■ TASK: Tally the lines in the listing below that include "diagram". Answer with the count and nothing more.

■ RECORDS:

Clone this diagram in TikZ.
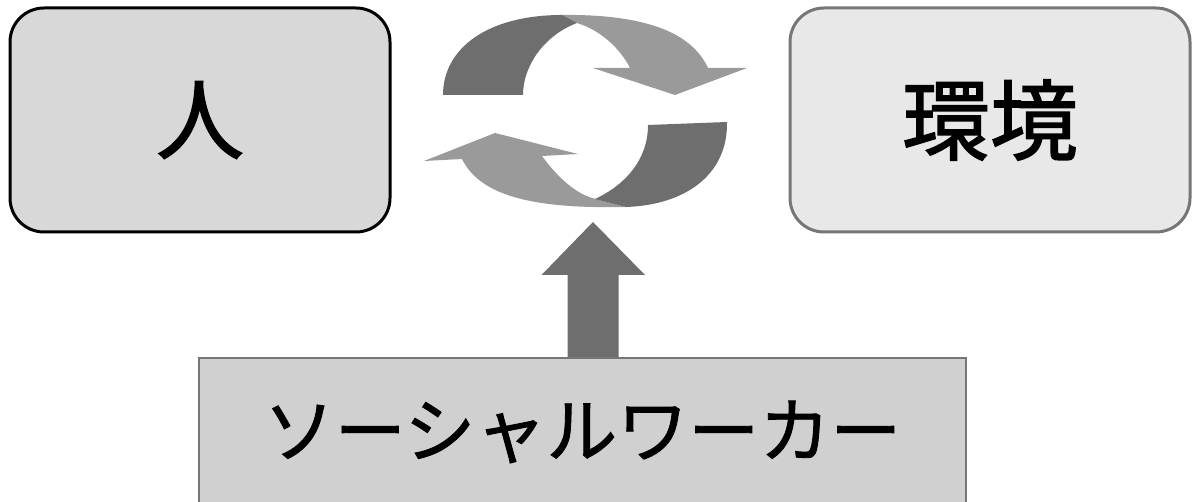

--

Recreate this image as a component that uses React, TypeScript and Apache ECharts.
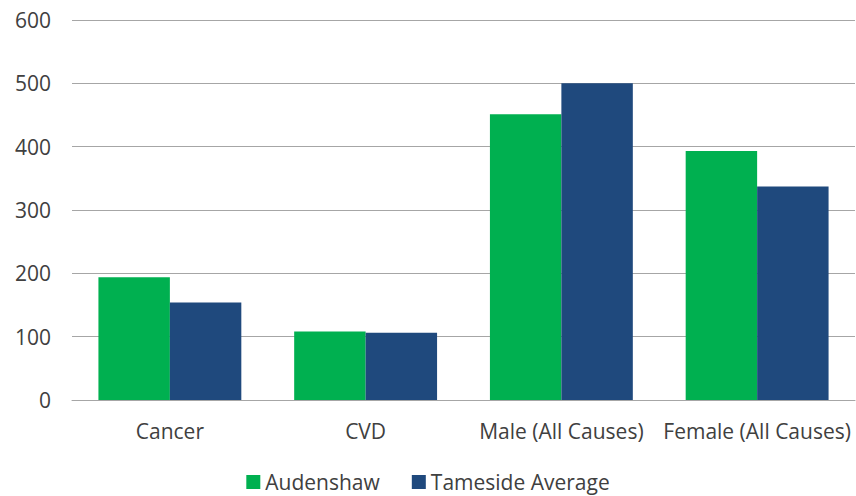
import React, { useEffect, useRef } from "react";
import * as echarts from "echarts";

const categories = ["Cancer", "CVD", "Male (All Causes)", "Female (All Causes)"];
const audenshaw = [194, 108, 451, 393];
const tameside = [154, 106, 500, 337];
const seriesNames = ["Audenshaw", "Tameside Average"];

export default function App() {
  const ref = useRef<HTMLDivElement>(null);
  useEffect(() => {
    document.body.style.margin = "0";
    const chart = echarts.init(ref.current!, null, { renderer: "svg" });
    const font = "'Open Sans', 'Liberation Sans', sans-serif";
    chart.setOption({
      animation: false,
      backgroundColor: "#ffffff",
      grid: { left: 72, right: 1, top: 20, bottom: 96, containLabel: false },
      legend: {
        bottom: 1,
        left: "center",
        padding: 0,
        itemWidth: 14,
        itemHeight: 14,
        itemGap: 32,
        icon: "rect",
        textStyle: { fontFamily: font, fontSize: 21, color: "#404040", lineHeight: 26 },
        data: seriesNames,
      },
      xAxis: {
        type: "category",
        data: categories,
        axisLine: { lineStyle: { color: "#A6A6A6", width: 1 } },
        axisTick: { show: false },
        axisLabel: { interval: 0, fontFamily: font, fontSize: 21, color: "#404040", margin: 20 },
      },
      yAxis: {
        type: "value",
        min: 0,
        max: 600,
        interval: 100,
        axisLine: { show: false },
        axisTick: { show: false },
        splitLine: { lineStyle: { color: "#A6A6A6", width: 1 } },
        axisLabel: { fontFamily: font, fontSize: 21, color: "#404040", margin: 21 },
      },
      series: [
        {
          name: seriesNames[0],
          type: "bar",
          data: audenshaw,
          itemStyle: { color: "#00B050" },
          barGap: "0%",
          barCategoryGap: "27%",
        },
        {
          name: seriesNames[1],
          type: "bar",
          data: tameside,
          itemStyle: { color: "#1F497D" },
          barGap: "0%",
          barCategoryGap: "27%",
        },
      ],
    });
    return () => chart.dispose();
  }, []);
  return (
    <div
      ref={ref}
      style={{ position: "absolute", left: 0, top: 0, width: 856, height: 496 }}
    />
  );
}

---

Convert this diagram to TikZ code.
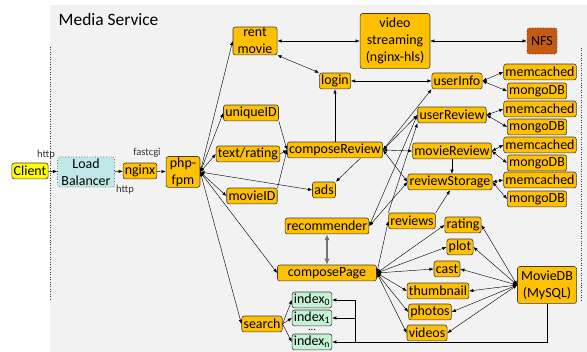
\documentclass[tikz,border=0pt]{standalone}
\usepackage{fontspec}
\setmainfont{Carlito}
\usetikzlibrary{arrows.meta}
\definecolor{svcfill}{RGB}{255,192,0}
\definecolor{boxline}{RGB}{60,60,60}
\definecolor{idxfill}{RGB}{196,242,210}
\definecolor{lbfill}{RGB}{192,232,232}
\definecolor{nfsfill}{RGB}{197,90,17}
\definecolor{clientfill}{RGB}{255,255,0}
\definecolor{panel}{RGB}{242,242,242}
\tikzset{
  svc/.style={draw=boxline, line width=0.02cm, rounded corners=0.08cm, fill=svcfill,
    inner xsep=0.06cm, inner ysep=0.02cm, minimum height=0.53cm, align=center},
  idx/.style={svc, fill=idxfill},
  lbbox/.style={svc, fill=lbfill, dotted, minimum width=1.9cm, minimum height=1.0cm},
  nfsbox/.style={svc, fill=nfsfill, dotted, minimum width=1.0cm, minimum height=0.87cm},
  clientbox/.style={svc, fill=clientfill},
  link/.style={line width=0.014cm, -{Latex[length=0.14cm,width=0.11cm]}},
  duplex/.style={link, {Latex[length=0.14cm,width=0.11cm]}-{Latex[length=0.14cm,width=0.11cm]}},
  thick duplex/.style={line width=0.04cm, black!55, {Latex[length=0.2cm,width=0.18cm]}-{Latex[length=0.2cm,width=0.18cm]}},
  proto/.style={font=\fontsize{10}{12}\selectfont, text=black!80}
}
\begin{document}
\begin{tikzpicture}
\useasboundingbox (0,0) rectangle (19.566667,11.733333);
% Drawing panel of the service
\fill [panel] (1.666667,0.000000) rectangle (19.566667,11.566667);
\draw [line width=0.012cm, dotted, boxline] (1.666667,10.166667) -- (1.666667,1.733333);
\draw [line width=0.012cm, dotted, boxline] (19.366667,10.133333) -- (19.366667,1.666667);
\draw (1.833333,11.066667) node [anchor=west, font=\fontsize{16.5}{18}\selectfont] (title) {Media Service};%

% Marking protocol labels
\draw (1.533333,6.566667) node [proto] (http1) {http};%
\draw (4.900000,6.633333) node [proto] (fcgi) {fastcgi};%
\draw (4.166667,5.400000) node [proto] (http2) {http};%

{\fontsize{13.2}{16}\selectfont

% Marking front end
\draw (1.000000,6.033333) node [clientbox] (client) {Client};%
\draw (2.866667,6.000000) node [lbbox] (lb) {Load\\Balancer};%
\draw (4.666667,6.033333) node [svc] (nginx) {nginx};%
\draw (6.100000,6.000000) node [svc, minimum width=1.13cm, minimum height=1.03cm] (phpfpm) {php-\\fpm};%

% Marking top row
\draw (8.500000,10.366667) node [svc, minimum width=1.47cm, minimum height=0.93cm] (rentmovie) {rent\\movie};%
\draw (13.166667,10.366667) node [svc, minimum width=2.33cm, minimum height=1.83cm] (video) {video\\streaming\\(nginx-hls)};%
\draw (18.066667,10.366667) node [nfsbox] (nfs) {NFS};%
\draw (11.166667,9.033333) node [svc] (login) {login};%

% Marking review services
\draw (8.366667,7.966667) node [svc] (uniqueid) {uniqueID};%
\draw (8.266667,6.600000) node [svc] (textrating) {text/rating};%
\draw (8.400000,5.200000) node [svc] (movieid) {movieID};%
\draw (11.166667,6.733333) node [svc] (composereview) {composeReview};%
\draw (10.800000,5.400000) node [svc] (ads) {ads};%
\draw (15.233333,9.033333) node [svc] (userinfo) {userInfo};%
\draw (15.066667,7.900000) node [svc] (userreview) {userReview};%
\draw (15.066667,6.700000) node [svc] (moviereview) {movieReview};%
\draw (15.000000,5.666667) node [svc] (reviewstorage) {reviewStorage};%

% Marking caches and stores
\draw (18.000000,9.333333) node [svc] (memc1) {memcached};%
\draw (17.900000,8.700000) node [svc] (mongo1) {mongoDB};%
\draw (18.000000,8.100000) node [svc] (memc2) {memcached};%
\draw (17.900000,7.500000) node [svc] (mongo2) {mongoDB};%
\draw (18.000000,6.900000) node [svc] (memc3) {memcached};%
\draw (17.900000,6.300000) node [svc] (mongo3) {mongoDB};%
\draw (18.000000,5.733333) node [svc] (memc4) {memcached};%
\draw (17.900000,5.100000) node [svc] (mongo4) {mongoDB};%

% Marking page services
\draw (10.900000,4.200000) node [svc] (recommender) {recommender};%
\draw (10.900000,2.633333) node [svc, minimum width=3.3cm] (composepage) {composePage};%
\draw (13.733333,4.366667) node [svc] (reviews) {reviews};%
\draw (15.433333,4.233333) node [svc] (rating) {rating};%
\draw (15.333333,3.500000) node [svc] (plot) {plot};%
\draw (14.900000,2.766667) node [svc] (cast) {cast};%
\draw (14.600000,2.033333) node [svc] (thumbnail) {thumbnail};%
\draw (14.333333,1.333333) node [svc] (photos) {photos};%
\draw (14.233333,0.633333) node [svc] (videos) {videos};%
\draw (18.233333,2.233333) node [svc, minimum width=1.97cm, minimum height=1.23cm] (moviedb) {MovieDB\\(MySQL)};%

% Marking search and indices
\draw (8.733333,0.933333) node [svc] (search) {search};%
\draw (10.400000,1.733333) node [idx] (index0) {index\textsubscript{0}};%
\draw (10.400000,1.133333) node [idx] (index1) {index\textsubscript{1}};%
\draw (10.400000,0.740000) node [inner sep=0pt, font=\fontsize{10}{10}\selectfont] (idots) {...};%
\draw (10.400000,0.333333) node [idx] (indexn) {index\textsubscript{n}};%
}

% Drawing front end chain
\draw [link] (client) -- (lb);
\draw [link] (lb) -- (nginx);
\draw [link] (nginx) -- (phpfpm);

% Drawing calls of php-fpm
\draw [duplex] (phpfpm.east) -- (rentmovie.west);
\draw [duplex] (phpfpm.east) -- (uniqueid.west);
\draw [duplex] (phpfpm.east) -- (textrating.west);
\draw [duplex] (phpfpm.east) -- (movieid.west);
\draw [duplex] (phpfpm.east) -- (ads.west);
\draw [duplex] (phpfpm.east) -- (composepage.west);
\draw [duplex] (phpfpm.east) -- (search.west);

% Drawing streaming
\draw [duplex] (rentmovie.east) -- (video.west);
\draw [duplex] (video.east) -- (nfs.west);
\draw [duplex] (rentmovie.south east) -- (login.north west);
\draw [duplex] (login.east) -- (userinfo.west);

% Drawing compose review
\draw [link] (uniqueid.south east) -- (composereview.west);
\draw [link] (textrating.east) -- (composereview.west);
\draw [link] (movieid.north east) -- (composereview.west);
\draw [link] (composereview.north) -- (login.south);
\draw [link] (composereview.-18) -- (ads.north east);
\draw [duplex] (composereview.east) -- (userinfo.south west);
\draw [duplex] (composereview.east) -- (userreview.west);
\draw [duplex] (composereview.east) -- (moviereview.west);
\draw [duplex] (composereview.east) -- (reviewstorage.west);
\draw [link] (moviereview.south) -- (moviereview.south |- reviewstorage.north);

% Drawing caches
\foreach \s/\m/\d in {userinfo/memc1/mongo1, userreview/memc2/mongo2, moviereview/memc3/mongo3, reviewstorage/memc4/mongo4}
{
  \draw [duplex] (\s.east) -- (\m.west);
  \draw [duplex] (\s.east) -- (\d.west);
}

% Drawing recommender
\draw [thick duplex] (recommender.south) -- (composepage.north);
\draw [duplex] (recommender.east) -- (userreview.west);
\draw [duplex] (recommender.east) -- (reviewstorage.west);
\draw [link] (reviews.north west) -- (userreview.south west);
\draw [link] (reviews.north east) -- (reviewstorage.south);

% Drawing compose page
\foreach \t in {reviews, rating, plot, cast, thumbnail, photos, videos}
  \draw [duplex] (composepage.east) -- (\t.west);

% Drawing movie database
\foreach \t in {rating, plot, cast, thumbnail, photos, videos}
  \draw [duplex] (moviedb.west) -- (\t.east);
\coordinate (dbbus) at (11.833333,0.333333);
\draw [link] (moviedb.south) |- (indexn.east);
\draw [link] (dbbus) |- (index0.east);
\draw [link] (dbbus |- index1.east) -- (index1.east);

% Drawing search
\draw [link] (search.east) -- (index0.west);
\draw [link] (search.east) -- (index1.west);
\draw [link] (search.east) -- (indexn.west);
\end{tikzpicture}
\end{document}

■ SOLUTION TO THE EXERCISE: 2